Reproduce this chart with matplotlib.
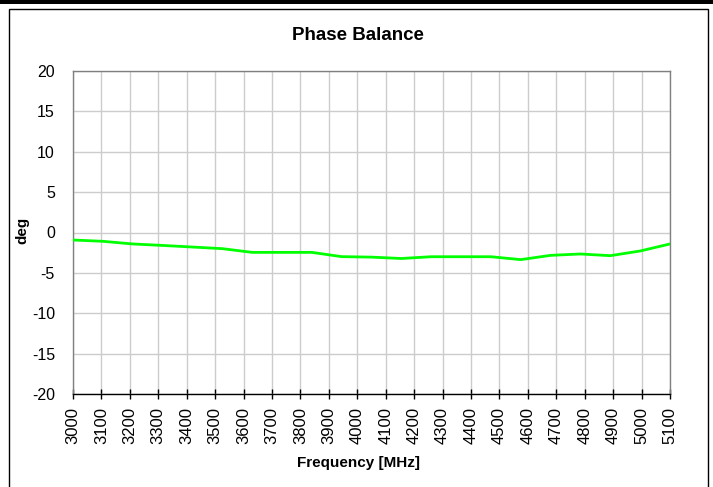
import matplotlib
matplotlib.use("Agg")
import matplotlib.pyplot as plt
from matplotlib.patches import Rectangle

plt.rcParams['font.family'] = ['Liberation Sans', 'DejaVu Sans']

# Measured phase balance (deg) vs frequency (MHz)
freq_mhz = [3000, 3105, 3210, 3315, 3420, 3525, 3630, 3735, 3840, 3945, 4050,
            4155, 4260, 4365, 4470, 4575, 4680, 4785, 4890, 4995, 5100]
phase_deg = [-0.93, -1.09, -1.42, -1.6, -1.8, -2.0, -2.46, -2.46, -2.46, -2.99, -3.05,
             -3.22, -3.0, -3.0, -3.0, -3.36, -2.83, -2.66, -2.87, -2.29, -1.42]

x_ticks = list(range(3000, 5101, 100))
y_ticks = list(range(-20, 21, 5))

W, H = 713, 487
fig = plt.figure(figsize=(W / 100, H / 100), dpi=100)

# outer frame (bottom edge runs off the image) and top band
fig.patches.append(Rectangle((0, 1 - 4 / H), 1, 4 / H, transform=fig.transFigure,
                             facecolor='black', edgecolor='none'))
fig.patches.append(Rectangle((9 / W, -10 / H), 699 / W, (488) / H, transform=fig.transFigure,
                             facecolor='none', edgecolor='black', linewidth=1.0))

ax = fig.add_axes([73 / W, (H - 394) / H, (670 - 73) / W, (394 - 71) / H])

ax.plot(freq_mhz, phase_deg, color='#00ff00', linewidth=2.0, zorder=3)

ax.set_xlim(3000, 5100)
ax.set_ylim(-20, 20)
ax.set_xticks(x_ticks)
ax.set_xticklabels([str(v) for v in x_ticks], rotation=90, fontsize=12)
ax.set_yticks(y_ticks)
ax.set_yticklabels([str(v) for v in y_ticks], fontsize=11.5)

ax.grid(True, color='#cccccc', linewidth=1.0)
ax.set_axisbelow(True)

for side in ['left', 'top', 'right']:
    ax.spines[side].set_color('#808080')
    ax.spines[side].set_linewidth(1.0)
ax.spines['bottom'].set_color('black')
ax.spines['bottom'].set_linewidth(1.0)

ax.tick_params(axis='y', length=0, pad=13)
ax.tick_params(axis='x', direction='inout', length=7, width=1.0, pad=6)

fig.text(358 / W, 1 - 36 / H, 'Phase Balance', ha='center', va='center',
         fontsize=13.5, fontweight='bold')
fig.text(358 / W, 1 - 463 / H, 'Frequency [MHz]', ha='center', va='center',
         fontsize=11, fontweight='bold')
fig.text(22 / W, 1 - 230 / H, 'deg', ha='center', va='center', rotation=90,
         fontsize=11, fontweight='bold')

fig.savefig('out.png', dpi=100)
********************
▶ Stated task
Quote the material word for word, dropping any images it holds.

▶ Exercise answer
Reproduce this chart with matplotlib.
import matplotlib
matplotlib.use("Agg")
import matplotlib.pyplot as plt
from matplotlib.patches import Rectangle

plt.rcParams['font.family'] = ['Liberation Sans', 'DejaVu Sans']

# Measured phase balance (deg) vs frequency (MHz)
freq_mhz = [3000, 3105, 3210, 3315, 3420, 3525, 3630, 3735, 3840, 3945, 4050,
            4155, 4260, 4365, 4470, 4575, 4680, 4785, 4890, 4995, 5100]
phase_deg = [-0.93, -1.09, -1.42, -1.6, -1.8, -2.0, -2.46, -2.46, -2.46, -2.99, -3.05,
             -3.22, -3.0, -3.0, -3.0, -3.36, -2.83, -2.66, -2.87, -2.29, -1.42]

x_ticks = list(range(3000, 5101, 100))
y_ticks = list(range(-20, 21, 5))

W, H = 713, 487
fig = plt.figure(figsize=(W / 100, H / 100), dpi=100)

# outer frame (bottom edge runs off the image) and top band
fig.patches.append(Rectangle((0, 1 - 4 / H), 1, 4 / H, transform=fig.transFigure,
                             facecolor='black', edgecolor='none'))
fig.patches.append(Rectangle((9 / W, -10 / H), 699 / W, (488) / H, transform=fig.transFigure,
                             facecolor='none', edgecolor='black', linewidth=1.0))

ax = fig.add_axes([73 / W, (H - 394) / H, (670 - 73) / W, (394 - 71) / H])

ax.plot(freq_mhz, phase_deg, color='#00ff00', linewidth=2.0, zorder=3)

ax.set_xlim(3000, 5100)
ax.set_ylim(-20, 20)
ax.set_xticks(x_ticks)
ax.set_xticklabels([str(v) for v in x_ticks], rotation=90, fontsize=12)
ax.set_yticks(y_ticks)
ax.set_yticklabels([str(v) for v in y_ticks], fontsize=11.5)

ax.grid(True, color='#cccccc', linewidth=1.0)
ax.set_axisbelow(True)

for side in ['left', 'top', 'right']:
    ax.spines[side].set_color('#808080')
    ax.spines[side].set_linewidth(1.0)
ax.spines['bottom'].set_color('black')
ax.spines['bottom'].set_linewidth(1.0)

ax.tick_params(axis='y', length=0, pad=13)
ax.tick_params(axis='x', direction='inout', length=7, width=1.0, pad=6)

fig.text(358 / W, 1 - 36 / H, 'Phase Balance', ha='center', va='center',
         fontsize=13.5, fontweight='bold')
fig.text(358 / W, 1 - 463 / H, 'Frequency [MHz]', ha='center', va='center',
         fontsize=11, fontweight='bold')
fig.text(22 / W, 1 - 230 / H, 'deg', ha='center', va='center', rotation=90,
         fontsize=11, fontweight='bold')

fig.savefig('out.png', dpi=100)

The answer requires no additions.